_Written exercise_
Without the pictures, print the lines running from the beginning of the material to the line containing "type P = [number, number];", both ends included.

_Recorded information_
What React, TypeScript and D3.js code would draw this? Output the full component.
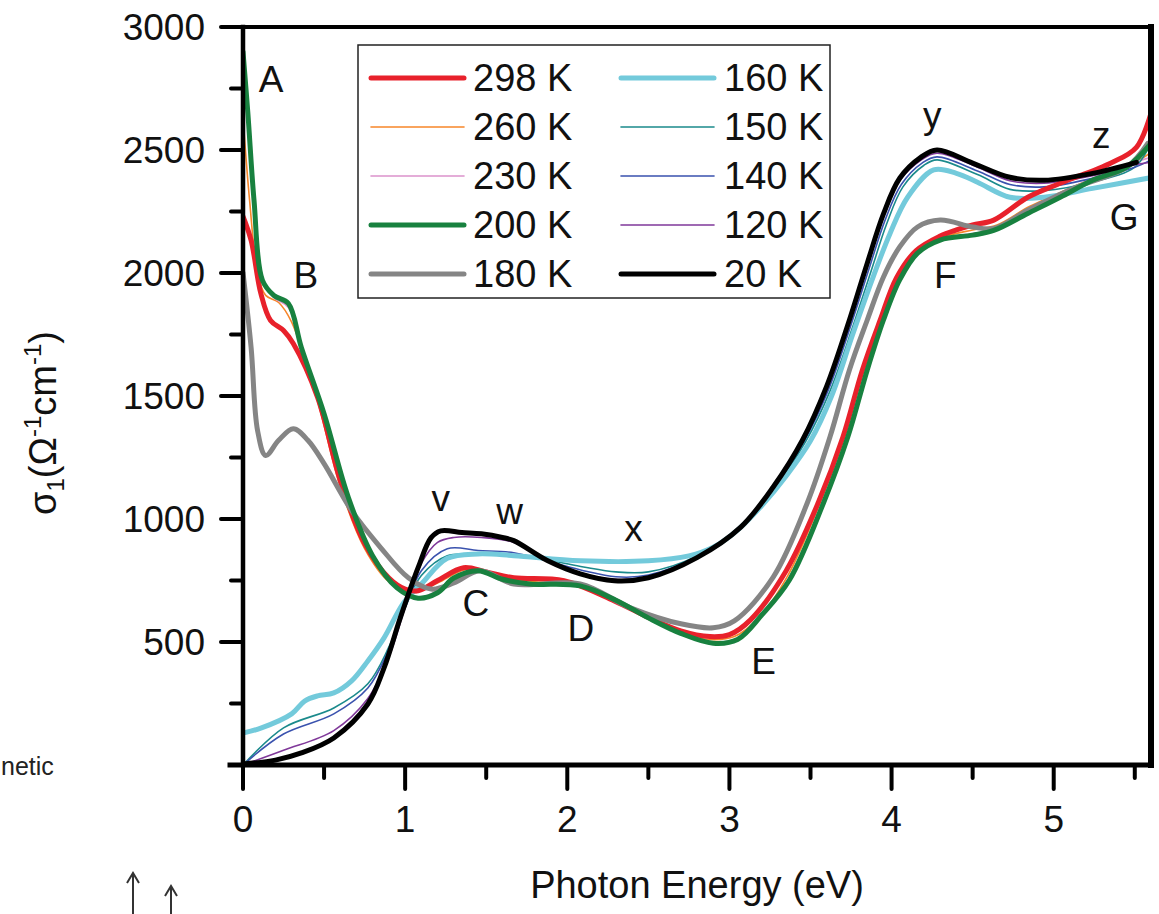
import React from "react";
import * as d3 from "d3";

type P = [number, number];

// Energy (eV), sigma1 (Ohm^-1 cm^-1)
const s298: P[] = [[0,2230],[0.05,2133],[0.11,1917],[0.17,1807],[0.25,1766],[0.31,1713],[0.46,1494],[0.6,1156],[0.75,900],[0.9,760],[1.0,715],[1.08,708],[1.2,750],[1.36,802],[1.5,785],[1.67,761],[1.98,749],[2.29,667],[2.5,600],[2.7,545],[2.88,522],[3.0,530],[3.13,590],[3.35,790],[3.55,1070],[3.7,1333],[3.82,1606],[3.93,1809],[4.03,1980],[4.15,2090],[4.3,2150],[4.4,2175],[4.5,2195],[4.63,2215],[4.84,2308],[5.04,2365],[5.35,2446],[5.51,2511],[5.6,2650]];
const s260: P[] = [[0,2633],[0.04,2300],[0.09,2000],[0.14,1909],[0.22,1880],[0.3,1800],[0.46,1480],[0.6,1130],[0.75,880],[0.9,745],[1.05,700],[1.2,740],[1.38,795],[1.55,770],[1.8,745],[2.0,740],[2.3,660],[2.5,595],[2.7,535],[2.88,510],[3.03,522],[3.18,598],[3.36,770],[3.56,1068],[3.71,1333],[3.83,1606],[3.94,1809],[4.04,1976],[4.15,2085],[4.3,2142],[4.5,2175],[4.65,2195],[4.85,2270],[5.05,2330],[5.3,2400],[5.5,2450],[5.6,2490]];
const s230: P[] = [[0,2880],[0.03,2640],[0.068,2290],[0.12,1965],[0.19,1900],[0.28,1860],[0.36,1680],[0.5,1420],[0.65,1080],[0.8,845],[0.95,718],[1.08,682],[1.2,710],[1.3,765],[1.42,792],[1.6,758],[1.77,738],[2.08,730],[2.3,668],[2.5,598],[2.7,538],[2.9,500],[3.05,515],[3.2,612],[3.37,755],[3.58,1068],[3.73,1336],[3.85,1608],[3.95,1810],[4.05,1974],[4.16,2084],[4.3,2138],[4.5,2160],[4.63,2178],[4.84,2250],[5.04,2318],[5.24,2385],[5.45,2440],[5.6,2470]];
const s200: P[] = [[0,2900],[0.03,2650],[0.068,2295],[0.12,1970],[0.19,1909],[0.28,1876],[0.36,1697],[0.5,1428],[0.65,1087],[0.8,850],[0.95,720],[1.08,678],[1.2,700],[1.3,760],[1.45,790],[1.6,755],[1.77,736],[2.08,728],[2.3,670],[2.5,598],[2.7,535],[2.9,495],[3.05,510],[3.2,610],[3.37,752],[3.58,1065],[3.73,1333],[3.85,1606],[3.95,1809],[4.05,1972],[4.16,2081],[4.3,2134],[4.5,2154],[4.63,2173],[4.84,2242],[5.04,2308],[5.24,2377],[5.45,2430],[5.6,2527]];
const s180: P[] = [[0,2002],[0.05,1697],[0.09,1359],[0.14,1258],[0.22,1320],[0.31,1367],[0.4,1320],[0.5,1225],[0.67,1034],[0.85,883],[1.02,761],[1.16,715],[1.3,740],[1.46,790],[1.67,736],[2.08,736],[2.39,639],[2.7,574],[2.9,558],[3.03,586],[3.27,764],[3.48,1065],[3.62,1333],[3.74,1606],[3.85,1809],[3.95,1984],[4.05,2106],[4.16,2187],[4.3,2215],[4.5,2187],[4.63,2181],[4.84,2255],[5.14,2349],[5.45,2430],[5.58,2527]];
const s160: P[] = [[0,130],[0.11,150],[0.3,208],[0.38,260],[0.46,281],[0.56,293],[0.67,342],[0.77,423],[0.87,517],[0.99,659],[1.1,736],[1.26,840],[1.45,858],[1.67,851],[2.08,830],[2.5,830],[2.75,850],[2.9,885],[3.05,955],[3.2,1055],[3.35,1175],[3.5,1318],[3.63,1500],[3.76,1750],[3.89,1990],[3.99,2160],[4.1,2309],[4.26,2419],[4.4,2405],[4.53,2369],[4.73,2308],[4.94,2308],[5.24,2344],[5.61,2389]];
const s150: P[] = [[0,0],[0.25,151],[0.56,232],[0.77,330],[0.9,480],[1.0,640],[1.1,770],[1.26,851],[1.45,855],[1.67,851],[1.9,830],[2.1,805],[2.3,785],[2.5,785],[2.8,850],[3.07,972],[3.27,1120],[3.47,1315],[3.62,1520],[3.76,1780],[3.87,2000],[3.97,2200],[4.07,2350],[4.2,2438],[4.28,2460],[4.53,2400],[4.73,2340],[4.94,2335],[5.24,2370],[5.5,2430],[5.6,2530]];
const s140: P[] = [[0,0],[0.25,126],[0.56,208],[0.77,313],[0.9,470],[1.0,640],[1.1,790],[1.26,879],[1.45,872],[1.67,863],[1.9,825],[2.1,790],[2.3,765],[2.5,772],[2.8,848],[3.07,968],[3.27,1124],[3.46,1316],[3.61,1525],[3.75,1790],[3.86,2015],[3.96,2215],[4.06,2360],[4.19,2448],[4.28,2472],[4.53,2415],[4.73,2360],[4.94,2350],[5.24,2385],[5.5,2430],[5.6,2460]];
const s120: P[] = [[0,0],[0.25,60],[0.56,140],[0.77,270],[0.9,440],[1.0,640],[1.1,820],[1.2,905],[1.3,925],[1.47,925],[1.67,905],[1.88,830],[2.08,780],[2.29,755],[2.5,765],[2.8,845],[3.07,966],[3.27,1128],[3.45,1316],[3.6,1533],[3.74,1800],[3.85,2030],[3.95,2230],[4.05,2375],[4.18,2458],[4.28,2487],[4.53,2430],[4.73,2375],[4.94,2365],[5.24,2395],[5.5,2440],[5.6,2450]];
const s20: P[] = [[0,4],[0.2,20],[0.36,49],[0.56,110],[0.77,248],[0.87,395],[0.97,598],[1.08,802],[1.16,924],[1.22,952],[1.35,945],[1.47,940],[1.6,925],[1.67,912],[1.88,830],[2.08,777],[2.29,749],[2.5,761],[2.8,843],[3.07,967],[3.27,1130],[3.45,1320],[3.6,1540],[3.74,1809],[3.85,2040],[3.95,2240],[4.05,2385],[4.18,2470],[4.28,2500],[4.5,2447],[4.73,2389],[4.94,2377],[5.24,2405],[5.51,2450]];

const legendCol1 = ["298 K", "260 K", "230 K", "200 K", "180 K"];
const legendCol2 = ["160 K", "150 K", "140 K", "120 K", "20 K"];

const xTicks = [0, 1, 2, 3, 4, 5];
const xMinor = [0.5, 1.5, 2.5, 3.5, 4.5, 5.5];
const yTicks = [500, 1000, 1500, 2000, 2500, 3000];
const yMinor = [250, 750, 1250, 1750, 2250, 2750];

const peakLabels: { t: string; e: number; s: number }[] = [
  { t: "A", e: 0.173, s: 2735 },
  { t: "B", e: 0.388, s: 1941 },
  { t: "C", e: 1.436, s: 606 },
  { t: "D", e: 2.083, s: 505 },
  { t: "E", e: 3.21, s: 370 },
  { t: "F", e: 4.332, s: 1941 },
  { t: "G", e: 5.434, s: 2173 },
  { t: "v", e: 1.22, s: 1034 },
  { t: "w", e: 1.645, s: 981 },
  { t: "x", e: 2.409, s: 912 },
  { t: "y", e: 4.251, s: 2588 },
  { t: "z", e: 5.293, s: 2507 },
];

type Series = { label: string; data: P[]; color: string; w: number };
const series: Series[] = [
  { label: "298 K", data: s298, color: "#e8212b", w: 5 },
  { label: "260 K", data: s260, color: "#f7862a", w: 1.6 },
  { label: "230 K", data: s230, color: "#dc92cc", w: 1.6 },
  { label: "200 K", data: s200, color: "#18813f", w: 5 },
  { label: "180 K", data: s180, color: "#858585", w: 5 },
  { label: "160 K", data: s160, color: "#73cadb", w: 5 },
  { label: "150 K", data: s150, color: "#1b8a8c", w: 1.6 },
  { label: "140 K", data: s140, color: "#3a52ae", w: 1.6 },
  { label: "120 K", data: s120, color: "#80399a", w: 1.6 },
  { label: "20 K", data: s20, color: "#000000", w: 5 },
];
const drawOrder = ["260 K", "230 K", "150 K", "140 K", "120 K", "160 K", "298 K", "180 K", "200 K", "20 K"];

const FONT = "'Liberation Sans', Arial, Helvetica, sans-serif";

export default function App() {
  const x = d3.scaleLinear().domain([0, 5.6]).range([243, 1151]);
  const y = d3.scaleLinear().domain([0, 3000]).range([765, 27]);
  const line = d3
    .line<P>()
    .x((d) => x(d[0]))
    .y((d) => y(d[1]))
    .curve(d3.curveCatmullRom.alpha(0.5));
  const byLabel = (l: string) => series.find((s) => s.label === l)!;

  const legendRowY = (i: number) => 78 + i * 49;

  return (
    <svg
      width={1159}
      height={914}
      style={{ position: "absolute", left: 0, top: 0, background: "#fff" }}
      fontFamily={FONT}
    >
      <rect x={0} y={0} width={1159} height={914} fill="#fff" />
      <defs>
        <clipPath id="plot">
          <rect x={x(0)} y={y(3000)} width={x(5.6) - x(0)} height={y(0) - y(3000)} />
        </clipPath>
      </defs>

      {/* curves */}
      <g clipPath="url(#plot)" fill="none" strokeLinejoin="round" strokeLinecap="round">
        {drawOrder.map((l) => {
          const s = byLabel(l);
          return <path key={l} d={line(s.data) || ""} stroke={s.color} strokeWidth={s.w} />;
        })}
      </g>

      {/* frame */}
      <g stroke="#000" strokeLinecap="square">
        <line x1={x(0)} x2={x(5.6)} y1={y(3000)} y2={y(3000)} strokeWidth={4} />
        <line x1={x(5.6)} x2={x(5.6)} y1={y(3000)} y2={y(0)} strokeWidth={6} />
        <line x1={x(0)} x2={x(0)} y1={y(3000)} y2={y(0)} strokeWidth={4.5} />
        <line x1={230} x2={x(5.6)} y1={y(0)} y2={y(0)} strokeWidth={5} />
      </g>

      {/* ticks */}
      <g stroke="#000" strokeWidth={4} strokeLinecap="round">
        {yTicks.map((t) => (
          <line key={t} x1={221} x2={x(0)} y1={y(t)} y2={y(t)} />
        ))}
        {yMinor.map((t) => (
          <line key={t} x1={231} x2={x(0)} y1={y(t)} y2={y(t)} />
        ))}
        {xTicks.map((t) => (
          <line key={t} x1={x(t)} x2={x(t)} y1={y(0)} y2={789} />
        ))}
        {xMinor.map((t) => (
          <line key={t} x1={x(t)} x2={x(t)} y1={y(0)} y2={778} />
        ))}
      </g>

      {/* tick labels */}
      <g fontSize={37} fill="#111">
        {yTicks.map((t) => (
          <text key={t} x={205} y={y(t)} textAnchor="end" dominantBaseline="central">
            {t}
          </text>
        ))}
        {xTicks.map((t) => (
          <text key={t} x={x(t)} y={832} textAnchor="middle">
            {t}
          </text>
        ))}
      </g>

      {/* axis titles */}
      <text x={697} y={898} fontSize={38} textAnchor="middle" fill="#111">
        Photon Energy (eV)
      </text>
      <text transform="translate(56,423) rotate(-90)" fontSize={38} textAnchor="middle" fill="#111">
        σ
        <tspan fontSize={24} dy={8}>1</tspan>
        <tspan dy={-8}>(Ω</tspan>
        <tspan fontSize={24} dy={-15}>-1</tspan>
        <tspan dy={15}>cm</tspan>
        <tspan fontSize={24} dy={-15}>-1</tspan>
        <tspan dy={15}>)</tspan>
      </text>

      {/* peak labels */}
      <g fontSize={37} fill="#111" textAnchor="middle">
        {peakLabels.map((p) => (
          <text key={p.t} x={x(p.e)} y={y(p.s)}>
            {p.t}
          </text>
        ))}
      </g>

      {/* legend */}
      <rect x={358} y={45} width={472} height={253} fill="#fff" stroke="#222" strokeWidth={1.5} />
      {legendCol1.map((l, i) => {
        const s = byLabel(l);
        return (
          <g key={l}>
            <line x1={371} x2={464} y1={legendRowY(i)} y2={legendRowY(i)} stroke={s.color} strokeWidth={s.w} strokeLinecap="round" />
            <text x={473} y={legendRowY(i)} fontSize={38} dominantBaseline="central" fill="#111">
              {l}
            </text>
          </g>
        );
      })}
      {legendCol2.map((l, i) => {
        const s = byLabel(l);
        return (
          <g key={l}>
            <line x1={621} x2={714} y1={legendRowY(i)} y2={legendRowY(i)} stroke={s.color} strokeWidth={s.w} strokeLinecap="round" />
            <text x={724} y={legendRowY(i)} fontSize={38} dominantBaseline="central" fill="#111">
              {l}
            </text>
          </g>
        );
      })}

      {/* fragments of the neighbouring figure visible at the edge */}
      <text x={1} y={775} fontSize={25} fill="#222">
        netic
      </text>
      <g stroke="#333" strokeWidth={2} fill="none">
        <line x1={133} x2={133} y1={914} y2={874} />
        <path d="M127,883 L133,873 L139,883" />
        <line x1={171} x2={171} y1={914} y2={887} />
        <path d="M165,896 L171,886 L177,896" />
      </g>
    </svg>
  );
}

_Response to the exercise_
What React, TypeScript and D3.js code would draw this? Output the full component.
import React from "react";
import * as d3 from "d3";

type P = [number, number];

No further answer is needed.